WHAT TO WORK ON:
Write the data out again exactly, dropping any images it holds.

GIVEN DATA:
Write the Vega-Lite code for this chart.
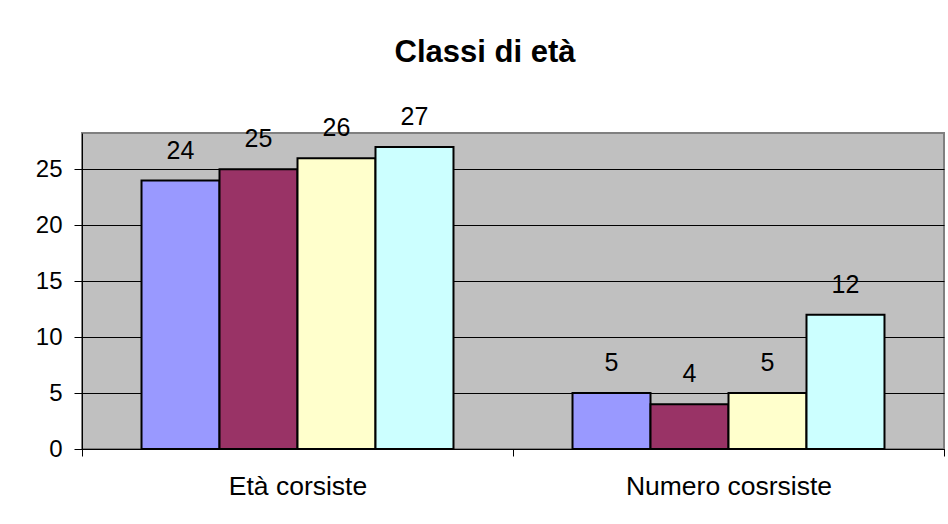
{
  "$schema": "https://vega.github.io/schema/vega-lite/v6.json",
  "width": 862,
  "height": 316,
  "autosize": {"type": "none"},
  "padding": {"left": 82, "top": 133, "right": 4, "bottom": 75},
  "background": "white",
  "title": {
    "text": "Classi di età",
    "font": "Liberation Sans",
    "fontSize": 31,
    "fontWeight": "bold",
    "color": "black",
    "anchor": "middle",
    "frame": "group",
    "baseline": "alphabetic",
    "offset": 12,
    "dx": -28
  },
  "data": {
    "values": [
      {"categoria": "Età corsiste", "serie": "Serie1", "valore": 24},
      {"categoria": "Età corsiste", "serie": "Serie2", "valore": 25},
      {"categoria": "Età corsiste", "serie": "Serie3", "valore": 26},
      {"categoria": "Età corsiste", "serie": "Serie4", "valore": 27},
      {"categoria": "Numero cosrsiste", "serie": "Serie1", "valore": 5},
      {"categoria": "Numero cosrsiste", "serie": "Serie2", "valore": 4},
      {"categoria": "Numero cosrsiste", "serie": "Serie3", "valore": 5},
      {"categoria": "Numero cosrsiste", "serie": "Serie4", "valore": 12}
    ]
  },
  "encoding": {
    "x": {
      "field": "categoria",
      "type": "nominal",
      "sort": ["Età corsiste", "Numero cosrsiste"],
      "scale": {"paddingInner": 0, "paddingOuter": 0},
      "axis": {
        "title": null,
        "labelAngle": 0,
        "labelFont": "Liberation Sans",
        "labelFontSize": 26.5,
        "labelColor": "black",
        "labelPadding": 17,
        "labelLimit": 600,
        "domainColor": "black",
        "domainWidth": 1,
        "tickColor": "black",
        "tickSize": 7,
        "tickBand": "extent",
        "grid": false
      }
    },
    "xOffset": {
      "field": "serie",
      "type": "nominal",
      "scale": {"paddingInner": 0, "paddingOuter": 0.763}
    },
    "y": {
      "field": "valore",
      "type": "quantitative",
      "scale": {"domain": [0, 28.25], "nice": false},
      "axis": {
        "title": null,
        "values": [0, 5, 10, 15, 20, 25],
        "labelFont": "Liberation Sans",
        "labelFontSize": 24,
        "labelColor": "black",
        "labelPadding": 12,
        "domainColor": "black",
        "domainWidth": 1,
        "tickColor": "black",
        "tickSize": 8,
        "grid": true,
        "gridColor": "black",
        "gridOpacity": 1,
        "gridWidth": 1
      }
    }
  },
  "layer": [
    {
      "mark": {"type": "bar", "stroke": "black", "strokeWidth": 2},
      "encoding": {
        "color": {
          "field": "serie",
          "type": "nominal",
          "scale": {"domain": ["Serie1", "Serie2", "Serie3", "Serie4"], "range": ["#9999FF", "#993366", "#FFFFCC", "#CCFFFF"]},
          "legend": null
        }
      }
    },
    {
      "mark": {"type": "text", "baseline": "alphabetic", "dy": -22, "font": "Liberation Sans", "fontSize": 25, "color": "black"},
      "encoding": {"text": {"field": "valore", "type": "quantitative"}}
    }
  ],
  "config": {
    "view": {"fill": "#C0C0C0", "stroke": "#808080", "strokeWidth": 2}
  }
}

ANSWER BELOW:
Write the Vega-Lite code for this chart.
{
  "$schema": "https://vega.github.io/schema/vega-lite/v6.json",
  "width": 862,
  "height": 316,
  "autosize": {"type": "none"},
  "padding": {"left": 82, "top": 133, "right": 4, "bottom": 75},
  "background": "white",
  "title": {
    "text": "Classi di età",
    "font": "Liberation Sans",
    "fontSize": 31,
    "fontWeight": "bold",
    "color": "black",
    "anchor": "middle",
    "frame": "group",
    "baseline": "alphabetic",
    "offset": 12,
    "dx": -28
  },
  "data": {
    "values": [
      {"categoria": "Età corsiste", "serie": "Serie1", "valore": 24},
      {"categoria": "Età corsiste", "serie": "Serie2", "valore": 25},
      {"categoria": "Età corsiste", "serie": "Serie3", "valore": 26},
      {"categoria": "Età corsiste", "serie": "Serie4", "valore": 27},
      {"categoria": "Numero cosrsiste", "serie": "Serie1", "valore": 5},
      {"categoria": "Numero cosrsiste", "serie": "Serie2", "valore": 4},
      {"categoria": "Numero cosrsiste", "serie": "Serie3", "valore": 5},
      {"categoria": "Numero cosrsiste", "serie": "Serie4", "valore": 12}
    ]
  },
  "encoding": {
    "x": {
      "field": "categoria",
      "type": "nominal",
      "sort": ["Età corsiste", "Numero cosrsiste"],
      "scale": {"paddingInner": 0, "paddingOuter": 0},
      "axis": {
        "title": null,
        "labelAngle": 0,
        "labelFont": "Liberation Sans",
        "labelFontSize": 26.5,
        "labelColor": "black",
        "labelPadding": 17,
        "labelLimit": 600,
        "domainColor": "black",
        "domainWidth": 1,
        "tickColor": "black",
        "tickSize": 7,
        "tickBand": "extent",
        "grid": false
      }
    },
    "xOffset": {
      "field": "serie",
      "type": "nominal",
      "scale": {"paddingInner": 0, "paddingOuter": 0.763}
    },
    "y": {
      "field": "valore",
      "type": "quantitative",
      "scale": {"domain": [0, 28.25], "nice": false},
      "axis": {
        "title": null,
        "values": [0, 5, 10, 15, 20, 25],
        "labelFont": "Liberation Sans",
        "labelFontSize": 24,
        "labelColor": "black",
        "labelPadding": 12,
        "domainColor": "black",
        "domainWidth": 1,
        "tickColor": "black",
        "tickSize": 8,
        "grid": true,
        "gridColor": "black",
        "gridOpacity": 1,
        "gridWidth": 1
      }
    }
  },
  "layer": [
    {
      "mark": {"type": "bar", "stroke": "black", "strokeWidth": 2},
      "encoding": {
        "color": {
          "field": "serie",
          "type": "nominal",
          "scale": {"domain": ["Serie1", "Serie2", "Serie3", "Serie4"], "range": ["#9999FF", "#993366", "#FFFFCC", "#CCFFFF"]},
          "legend": null
        }
      }
    },
    {
      "mark": {"type": "text", "baseline": "alphabetic", "dy": -22, "font": "Liberation Sans", "fontSize": 25, "color": "black"},
      "encoding": {"text": {"field": "valore", "type": "quantitative"}}
    }
  ],
  "config": {
    "view": {"fill": "#C0C0C0", "stroke": "#808080", "strokeWidth": 2}
  }
}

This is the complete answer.